Low density or lightweight cement compositions are commonly used in wells that extend through weak subterranean formations to reduce the hydrostatic pressure exerted by the cement column on the weak formation. Conventional lightweight cement compositions are made by adding more water to reduce the slurry density. Other materials such as bentonite, diatomaceous earth, and sodium metasilicate may be added to prevent the solids in the slurry from separating when the water is added. Unfortunately, this method has the drawback that the addition of more water increases the cure time and reduces the strength of the resulting cement.
Lightweight cement compositions containing hollow spheres have been developed as a better alternative to the cement compositions containing large quantities of water. The hollow spheres are typically cenospheres, glass hollow spheres, or ceramic hollow spheres. Cenospheres are hollow spheres primarily comprising silica (SiO2) and alumina (Al2O3) and are filled with gas. Cenospheres are a naturally occurring by-product of the burning process of a coal-fired power plant. Their size may vary from about 10 to 350 μm. These hollow spheres reduce the density of the cement composition such that less water is required to form the cement composition. The curing time of the cement composition is therefore reduced. Further, the resulting cement has superior mechanical properties as compared to cement formed by adding more water. For example, the tensile and compressive strengths of the cement are greater.

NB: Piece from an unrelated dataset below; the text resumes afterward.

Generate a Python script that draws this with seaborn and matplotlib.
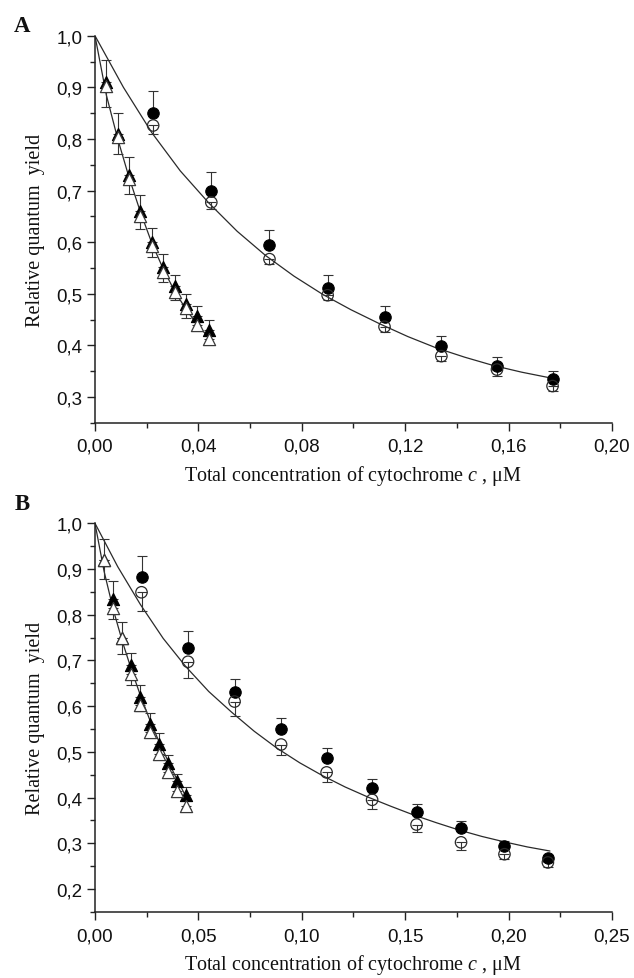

During the life of the well, the cement sheath is subjected to detrimental cyclical stresses due to pressure and temperature changes resulting from operations such as pressure testing, drilling, fracturing, cementing, and remedial operations. Conventional hollow spheres suffer from the drawback of being brittle and fragile and thus often cannot sustain those cyclical stresses. As a result, the cement sheath develops cracks and thus fails to provide zonal isolation for the life of the well. A need therefore exists to develop a less brittle cement having properties that would enable it to withstand pressure and temperature fluctuations for the life of the well. Embodiments of the present invention advantageously provide cement compositions that can withstand the cyclical stresses that occur during the life of the well.